What you are asked to do: In the listing below, find the line with "import seaborn as sns", then repeat exactly every line from the top through that one.

(Part of a data file)
::::

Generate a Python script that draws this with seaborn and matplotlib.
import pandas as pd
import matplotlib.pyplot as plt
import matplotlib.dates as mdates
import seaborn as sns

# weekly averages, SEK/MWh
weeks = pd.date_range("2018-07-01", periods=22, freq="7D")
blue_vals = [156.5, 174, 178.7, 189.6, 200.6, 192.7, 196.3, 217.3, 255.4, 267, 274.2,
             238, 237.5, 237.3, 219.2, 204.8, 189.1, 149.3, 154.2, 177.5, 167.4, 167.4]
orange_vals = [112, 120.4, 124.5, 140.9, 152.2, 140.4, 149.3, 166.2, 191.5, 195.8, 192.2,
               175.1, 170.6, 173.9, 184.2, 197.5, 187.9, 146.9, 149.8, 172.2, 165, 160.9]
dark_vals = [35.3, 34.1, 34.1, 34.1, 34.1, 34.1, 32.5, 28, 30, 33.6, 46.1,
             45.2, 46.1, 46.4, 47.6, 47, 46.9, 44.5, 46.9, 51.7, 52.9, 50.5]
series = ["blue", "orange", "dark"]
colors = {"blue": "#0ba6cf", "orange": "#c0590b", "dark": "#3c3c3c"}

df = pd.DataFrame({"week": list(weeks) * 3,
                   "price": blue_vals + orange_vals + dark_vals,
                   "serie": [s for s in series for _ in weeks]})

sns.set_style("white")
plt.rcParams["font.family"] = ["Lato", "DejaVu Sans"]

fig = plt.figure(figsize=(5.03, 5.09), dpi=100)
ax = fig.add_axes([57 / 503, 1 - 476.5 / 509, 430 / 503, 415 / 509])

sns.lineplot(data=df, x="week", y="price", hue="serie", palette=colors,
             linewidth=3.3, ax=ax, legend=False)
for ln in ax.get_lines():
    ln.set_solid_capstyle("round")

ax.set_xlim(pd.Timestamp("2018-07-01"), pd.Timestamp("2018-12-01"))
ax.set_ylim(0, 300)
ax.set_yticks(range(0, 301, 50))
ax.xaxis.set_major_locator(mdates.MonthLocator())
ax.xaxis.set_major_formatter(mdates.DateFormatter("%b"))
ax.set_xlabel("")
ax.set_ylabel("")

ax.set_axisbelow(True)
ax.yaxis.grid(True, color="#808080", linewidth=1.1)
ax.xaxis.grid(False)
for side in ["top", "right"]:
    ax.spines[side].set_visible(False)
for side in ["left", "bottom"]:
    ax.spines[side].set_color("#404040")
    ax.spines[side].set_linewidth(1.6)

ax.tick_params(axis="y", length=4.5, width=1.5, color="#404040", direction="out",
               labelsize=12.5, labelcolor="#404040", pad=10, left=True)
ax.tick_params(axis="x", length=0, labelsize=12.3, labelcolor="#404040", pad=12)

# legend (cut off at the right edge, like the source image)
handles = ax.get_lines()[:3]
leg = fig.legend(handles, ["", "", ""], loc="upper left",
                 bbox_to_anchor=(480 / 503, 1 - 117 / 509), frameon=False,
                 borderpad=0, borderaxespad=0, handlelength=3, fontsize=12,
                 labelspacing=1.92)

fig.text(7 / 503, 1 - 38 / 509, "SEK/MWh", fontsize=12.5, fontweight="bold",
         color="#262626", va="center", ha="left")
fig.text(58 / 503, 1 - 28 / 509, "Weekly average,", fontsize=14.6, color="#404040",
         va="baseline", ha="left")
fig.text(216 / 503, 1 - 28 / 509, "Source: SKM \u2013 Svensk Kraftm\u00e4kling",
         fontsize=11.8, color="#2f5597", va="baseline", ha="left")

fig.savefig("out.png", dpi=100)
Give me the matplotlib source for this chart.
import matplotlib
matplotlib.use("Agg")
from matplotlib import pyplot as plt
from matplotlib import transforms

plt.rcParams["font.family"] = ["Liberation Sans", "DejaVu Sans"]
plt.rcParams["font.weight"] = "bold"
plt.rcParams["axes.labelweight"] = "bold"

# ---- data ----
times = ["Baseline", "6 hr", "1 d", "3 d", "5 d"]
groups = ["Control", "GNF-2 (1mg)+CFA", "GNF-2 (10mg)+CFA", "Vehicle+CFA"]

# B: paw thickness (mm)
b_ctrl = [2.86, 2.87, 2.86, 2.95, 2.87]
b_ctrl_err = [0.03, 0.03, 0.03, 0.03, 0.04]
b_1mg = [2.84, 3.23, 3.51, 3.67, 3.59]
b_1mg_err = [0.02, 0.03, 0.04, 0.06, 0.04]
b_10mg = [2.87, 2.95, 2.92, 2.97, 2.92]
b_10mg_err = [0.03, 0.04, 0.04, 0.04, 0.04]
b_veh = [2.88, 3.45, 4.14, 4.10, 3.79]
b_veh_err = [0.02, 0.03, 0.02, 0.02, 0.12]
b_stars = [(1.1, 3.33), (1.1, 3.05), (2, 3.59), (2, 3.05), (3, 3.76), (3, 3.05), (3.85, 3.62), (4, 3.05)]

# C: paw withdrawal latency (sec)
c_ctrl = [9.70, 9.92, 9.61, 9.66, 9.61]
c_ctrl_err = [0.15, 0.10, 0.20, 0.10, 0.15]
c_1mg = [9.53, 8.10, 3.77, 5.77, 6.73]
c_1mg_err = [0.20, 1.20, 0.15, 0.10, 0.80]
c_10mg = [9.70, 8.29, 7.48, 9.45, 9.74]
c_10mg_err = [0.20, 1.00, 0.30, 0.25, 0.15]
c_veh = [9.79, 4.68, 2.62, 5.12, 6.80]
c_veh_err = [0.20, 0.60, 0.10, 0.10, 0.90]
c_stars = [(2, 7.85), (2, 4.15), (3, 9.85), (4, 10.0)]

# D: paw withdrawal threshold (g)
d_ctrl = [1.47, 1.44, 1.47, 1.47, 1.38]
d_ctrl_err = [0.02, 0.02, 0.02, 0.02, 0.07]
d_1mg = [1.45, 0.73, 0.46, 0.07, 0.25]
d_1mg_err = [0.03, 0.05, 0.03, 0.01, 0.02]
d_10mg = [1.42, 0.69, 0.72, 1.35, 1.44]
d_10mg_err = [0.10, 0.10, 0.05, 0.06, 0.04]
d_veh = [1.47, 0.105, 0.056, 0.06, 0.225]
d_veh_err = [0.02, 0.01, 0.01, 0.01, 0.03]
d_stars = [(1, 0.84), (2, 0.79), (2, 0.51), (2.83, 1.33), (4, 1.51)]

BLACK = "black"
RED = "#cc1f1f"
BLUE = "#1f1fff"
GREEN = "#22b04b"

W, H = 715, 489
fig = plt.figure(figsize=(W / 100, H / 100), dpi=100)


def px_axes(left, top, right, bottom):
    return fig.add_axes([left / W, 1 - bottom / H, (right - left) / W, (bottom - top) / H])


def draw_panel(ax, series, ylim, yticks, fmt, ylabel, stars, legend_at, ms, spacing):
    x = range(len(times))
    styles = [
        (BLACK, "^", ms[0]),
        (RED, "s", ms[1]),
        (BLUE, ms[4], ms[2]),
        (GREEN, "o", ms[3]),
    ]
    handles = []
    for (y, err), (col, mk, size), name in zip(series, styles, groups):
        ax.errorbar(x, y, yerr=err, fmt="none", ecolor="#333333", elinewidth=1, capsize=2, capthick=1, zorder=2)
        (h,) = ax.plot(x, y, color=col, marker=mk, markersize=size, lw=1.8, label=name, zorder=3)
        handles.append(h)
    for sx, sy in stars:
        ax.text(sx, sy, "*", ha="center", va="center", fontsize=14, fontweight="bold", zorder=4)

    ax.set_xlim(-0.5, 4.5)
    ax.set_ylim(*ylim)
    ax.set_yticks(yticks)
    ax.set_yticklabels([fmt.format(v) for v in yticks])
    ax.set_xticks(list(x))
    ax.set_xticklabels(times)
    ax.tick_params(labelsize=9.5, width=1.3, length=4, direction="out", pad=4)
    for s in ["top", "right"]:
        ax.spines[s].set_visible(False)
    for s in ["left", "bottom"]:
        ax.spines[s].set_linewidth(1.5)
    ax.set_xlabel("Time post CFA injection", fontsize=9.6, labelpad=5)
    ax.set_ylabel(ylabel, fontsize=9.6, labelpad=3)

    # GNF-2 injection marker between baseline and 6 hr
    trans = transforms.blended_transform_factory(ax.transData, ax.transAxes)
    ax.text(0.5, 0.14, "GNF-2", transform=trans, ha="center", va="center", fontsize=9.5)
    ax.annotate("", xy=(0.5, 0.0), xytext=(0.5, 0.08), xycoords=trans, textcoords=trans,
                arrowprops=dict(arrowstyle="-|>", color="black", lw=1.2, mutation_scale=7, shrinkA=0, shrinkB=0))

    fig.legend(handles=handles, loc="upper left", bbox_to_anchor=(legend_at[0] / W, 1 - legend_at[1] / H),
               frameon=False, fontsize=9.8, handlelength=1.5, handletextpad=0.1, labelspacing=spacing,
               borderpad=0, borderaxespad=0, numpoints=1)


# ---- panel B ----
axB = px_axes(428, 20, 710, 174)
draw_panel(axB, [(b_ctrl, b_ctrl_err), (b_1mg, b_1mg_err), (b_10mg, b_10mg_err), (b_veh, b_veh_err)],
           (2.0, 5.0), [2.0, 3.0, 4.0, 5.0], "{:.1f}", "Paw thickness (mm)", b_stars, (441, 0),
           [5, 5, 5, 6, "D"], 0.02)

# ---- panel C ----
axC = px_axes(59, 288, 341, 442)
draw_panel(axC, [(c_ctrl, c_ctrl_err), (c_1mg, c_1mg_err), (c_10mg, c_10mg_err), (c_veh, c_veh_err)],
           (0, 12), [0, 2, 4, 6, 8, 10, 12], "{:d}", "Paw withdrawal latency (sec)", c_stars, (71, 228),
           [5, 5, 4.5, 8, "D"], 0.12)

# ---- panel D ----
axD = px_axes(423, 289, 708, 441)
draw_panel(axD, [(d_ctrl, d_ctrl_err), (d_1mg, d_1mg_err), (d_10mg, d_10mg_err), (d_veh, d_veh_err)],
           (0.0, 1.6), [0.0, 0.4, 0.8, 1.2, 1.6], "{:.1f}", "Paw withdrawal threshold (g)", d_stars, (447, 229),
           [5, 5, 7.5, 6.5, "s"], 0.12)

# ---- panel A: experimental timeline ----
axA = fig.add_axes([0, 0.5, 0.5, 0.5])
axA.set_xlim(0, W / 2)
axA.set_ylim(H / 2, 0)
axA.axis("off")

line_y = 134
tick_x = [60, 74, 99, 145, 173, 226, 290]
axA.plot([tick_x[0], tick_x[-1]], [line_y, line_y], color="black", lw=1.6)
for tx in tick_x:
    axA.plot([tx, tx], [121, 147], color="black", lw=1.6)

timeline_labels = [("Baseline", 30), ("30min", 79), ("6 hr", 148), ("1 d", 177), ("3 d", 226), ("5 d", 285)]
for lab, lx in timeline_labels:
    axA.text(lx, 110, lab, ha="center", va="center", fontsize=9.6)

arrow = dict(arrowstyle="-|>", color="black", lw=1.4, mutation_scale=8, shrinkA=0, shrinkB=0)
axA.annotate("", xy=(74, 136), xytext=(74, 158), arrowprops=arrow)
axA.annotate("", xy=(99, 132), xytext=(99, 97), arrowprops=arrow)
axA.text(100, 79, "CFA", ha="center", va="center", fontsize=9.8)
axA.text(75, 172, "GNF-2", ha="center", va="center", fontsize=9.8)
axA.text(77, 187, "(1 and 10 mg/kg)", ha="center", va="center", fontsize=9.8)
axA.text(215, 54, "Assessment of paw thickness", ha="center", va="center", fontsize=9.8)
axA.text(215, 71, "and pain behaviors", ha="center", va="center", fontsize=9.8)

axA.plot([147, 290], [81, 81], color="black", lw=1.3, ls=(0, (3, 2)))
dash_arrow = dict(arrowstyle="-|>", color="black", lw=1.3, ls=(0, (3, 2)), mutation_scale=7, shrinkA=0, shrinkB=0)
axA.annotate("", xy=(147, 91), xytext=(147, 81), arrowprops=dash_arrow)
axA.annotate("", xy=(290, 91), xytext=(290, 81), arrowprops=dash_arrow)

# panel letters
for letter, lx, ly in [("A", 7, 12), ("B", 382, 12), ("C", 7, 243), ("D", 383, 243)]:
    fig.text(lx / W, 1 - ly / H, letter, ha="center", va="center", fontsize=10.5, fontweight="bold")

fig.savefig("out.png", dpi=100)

::::

Reply to the task:
Generate a Python script that draws this with seaborn and matplotlib.
import pandas as pd
import matplotlib.pyplot as plt
import matplotlib.dates as mdates
import seaborn as sns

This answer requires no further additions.